What you should do -
All the data should be repeated exactly. Any image in it is left out.

[Figure scripts]

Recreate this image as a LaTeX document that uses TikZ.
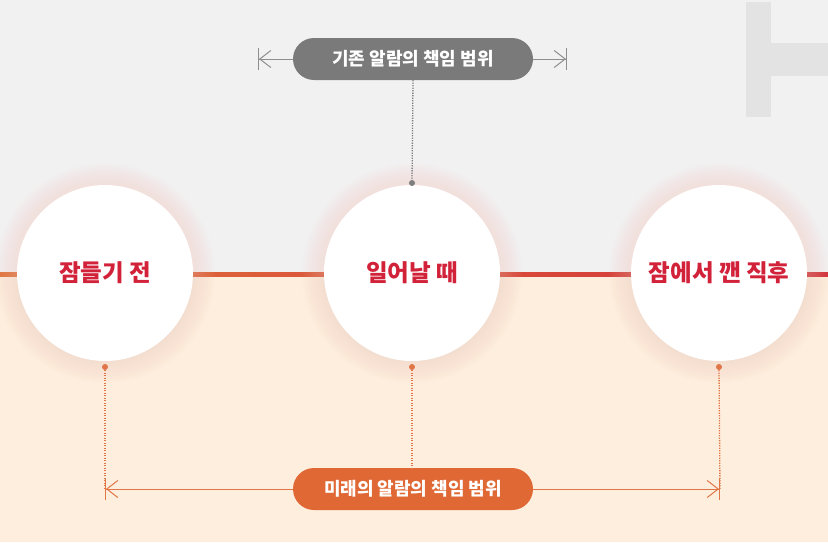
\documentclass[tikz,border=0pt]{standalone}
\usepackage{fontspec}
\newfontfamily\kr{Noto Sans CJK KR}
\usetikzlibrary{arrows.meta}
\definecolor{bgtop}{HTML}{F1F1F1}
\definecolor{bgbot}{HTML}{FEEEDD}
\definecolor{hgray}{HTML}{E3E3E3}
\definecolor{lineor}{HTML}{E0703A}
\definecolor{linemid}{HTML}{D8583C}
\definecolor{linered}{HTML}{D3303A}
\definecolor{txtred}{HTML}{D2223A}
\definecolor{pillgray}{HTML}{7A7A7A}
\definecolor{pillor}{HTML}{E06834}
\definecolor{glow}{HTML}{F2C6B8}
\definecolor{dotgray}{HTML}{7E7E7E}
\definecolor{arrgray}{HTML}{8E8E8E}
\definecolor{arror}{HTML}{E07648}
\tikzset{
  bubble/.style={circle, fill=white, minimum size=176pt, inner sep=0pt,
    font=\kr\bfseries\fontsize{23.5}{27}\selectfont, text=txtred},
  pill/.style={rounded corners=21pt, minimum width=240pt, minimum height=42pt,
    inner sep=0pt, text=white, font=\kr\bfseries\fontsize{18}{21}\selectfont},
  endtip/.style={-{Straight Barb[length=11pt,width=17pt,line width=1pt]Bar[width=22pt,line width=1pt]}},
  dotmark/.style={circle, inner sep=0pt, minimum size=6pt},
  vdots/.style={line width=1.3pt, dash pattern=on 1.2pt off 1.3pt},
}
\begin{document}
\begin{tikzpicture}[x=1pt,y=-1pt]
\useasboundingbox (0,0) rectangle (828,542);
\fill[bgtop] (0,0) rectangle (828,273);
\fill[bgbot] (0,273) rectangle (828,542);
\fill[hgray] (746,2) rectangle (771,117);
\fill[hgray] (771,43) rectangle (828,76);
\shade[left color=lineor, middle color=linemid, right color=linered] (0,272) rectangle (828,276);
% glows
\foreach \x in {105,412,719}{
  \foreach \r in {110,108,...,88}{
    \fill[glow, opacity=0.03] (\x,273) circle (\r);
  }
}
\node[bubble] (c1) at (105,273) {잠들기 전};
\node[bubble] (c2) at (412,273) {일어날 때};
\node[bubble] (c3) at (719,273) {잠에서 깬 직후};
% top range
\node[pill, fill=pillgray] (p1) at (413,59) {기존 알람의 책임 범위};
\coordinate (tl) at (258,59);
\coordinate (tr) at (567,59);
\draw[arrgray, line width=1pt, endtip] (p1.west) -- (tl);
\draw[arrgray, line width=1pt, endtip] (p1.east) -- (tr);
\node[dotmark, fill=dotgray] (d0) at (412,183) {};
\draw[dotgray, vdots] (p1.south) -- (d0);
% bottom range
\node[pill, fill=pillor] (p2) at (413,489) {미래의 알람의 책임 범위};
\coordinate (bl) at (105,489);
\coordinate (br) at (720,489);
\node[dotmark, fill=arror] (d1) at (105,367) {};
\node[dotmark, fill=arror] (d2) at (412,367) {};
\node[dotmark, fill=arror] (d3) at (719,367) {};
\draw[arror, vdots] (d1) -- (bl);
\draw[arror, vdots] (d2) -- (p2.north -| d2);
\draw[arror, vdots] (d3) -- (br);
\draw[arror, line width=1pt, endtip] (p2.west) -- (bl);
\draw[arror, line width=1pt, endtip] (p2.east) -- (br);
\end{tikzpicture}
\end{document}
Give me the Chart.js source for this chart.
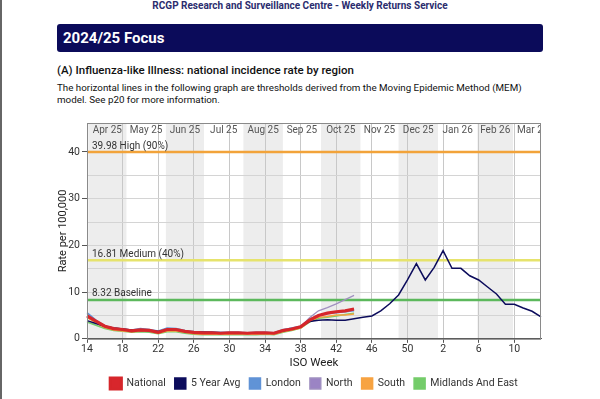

Solution for this problem -
Recreate this image as a LaTeX document that uses TikZ.
\documentclass[tikz,border=0pt]{standalone}
\usepackage{fontspec}
\newfontfamily\kr{Noto Sans CJK KR}
\usetikzlibrary{arrows.meta}
\definecolor{bgtop}{HTML}{F1F1F1}
\definecolor{bgbot}{HTML}{FEEEDD}
\definecolor{hgray}{HTML}{E3E3E3}
\definecolor{lineor}{HTML}{E0703A}
\definecolor{linemid}{HTML}{D8583C}
\definecolor{linered}{HTML}{D3303A}
\definecolor{txtred}{HTML}{D2223A}
\definecolor{pillgray}{HTML}{7A7A7A}
\definecolor{pillor}{HTML}{E06834}
\definecolor{glow}{HTML}{F2C6B8}
\definecolor{dotgray}{HTML}{7E7E7E}
\definecolor{arrgray}{HTML}{8E8E8E}
\definecolor{arror}{HTML}{E07648}
\tikzset{
  bubble/.style={circle, fill=white, minimum size=176pt, inner sep=0pt,
    font=\kr\bfseries\fontsize{23.5}{27}\selectfont, text=txtred},
  pill/.style={rounded corners=21pt, minimum width=240pt, minimum height=42pt,
    inner sep=0pt, text=white, font=\kr\bfseries\fontsize{18}{21}\selectfont},
  endtip/.style={-{Straight Barb[length=11pt,width=17pt,line width=1pt]Bar[width=22pt,line width=1pt]}},
  dotmark/.style={circle, inner sep=0pt, minimum size=6pt},
  vdots/.style={line width=1.3pt, dash pattern=on 1.2pt off 1.3pt},
}
\begin{document}
\begin{tikzpicture}[x=1pt,y=-1pt]
\useasboundingbox (0,0) rectangle (828,542);
\fill[bgtop] (0,0) rectangle (828,273);
\fill[bgbot] (0,273) rectangle (828,542);
\fill[hgray] (746,2) rectangle (771,117);
\fill[hgray] (771,43) rectangle (828,76);
\shade[left color=lineor, middle color=linemid, right color=linered] (0,272) rectangle (828,276);
% glows
\foreach \x in {105,412,719}{
  \foreach \r in {110,108,...,88}{
    \fill[glow, opacity=0.03] (\x,273) circle (\r);
  }
}
\node[bubble] (c1) at (105,273) {잠들기 전};
\node[bubble] (c2) at (412,273) {일어날 때};
\node[bubble] (c3) at (719,273) {잠에서 깬 직후};
% top range
\node[pill, fill=pillgray] (p1) at (413,59) {기존 알람의 책임 범위};
\coordinate (tl) at (258,59);
\coordinate (tr) at (567,59);
\draw[arrgray, line width=1pt, endtip] (p1.west) -- (tl);
\draw[arrgray, line width=1pt, endtip] (p1.east) -- (tr);
\node[dotmark, fill=dotgray] (d0) at (412,183) {};
\draw[dotgray, vdots] (p1.south) -- (d0);
% bottom range
\node[pill, fill=pillor] (p2) at (413,489) {미래의 알람의 책임 범위};
\coordinate (bl) at (105,489);
\coordinate (br) at (720,489);
\node[dotmark, fill=arror] (d1) at (105,367) {};
\node[dotmark, fill=arror] (d2) at (412,367) {};
\node[dotmark, fill=arror] (d3) at (719,367) {};
\draw[arror, vdots] (d1) -- (bl);
\draw[arror, vdots] (d2) -- (p2.north -| d2);
\draw[arror, vdots] (d3) -- (br);
\draw[arror, line width=1pt, endtip] (p2.west) -- (bl);
\draw[arror, line width=1pt, endtip] (p2.east) -- (br);
\end{tikzpicture}
\end{document}
Give me the Chart.js source for this chart.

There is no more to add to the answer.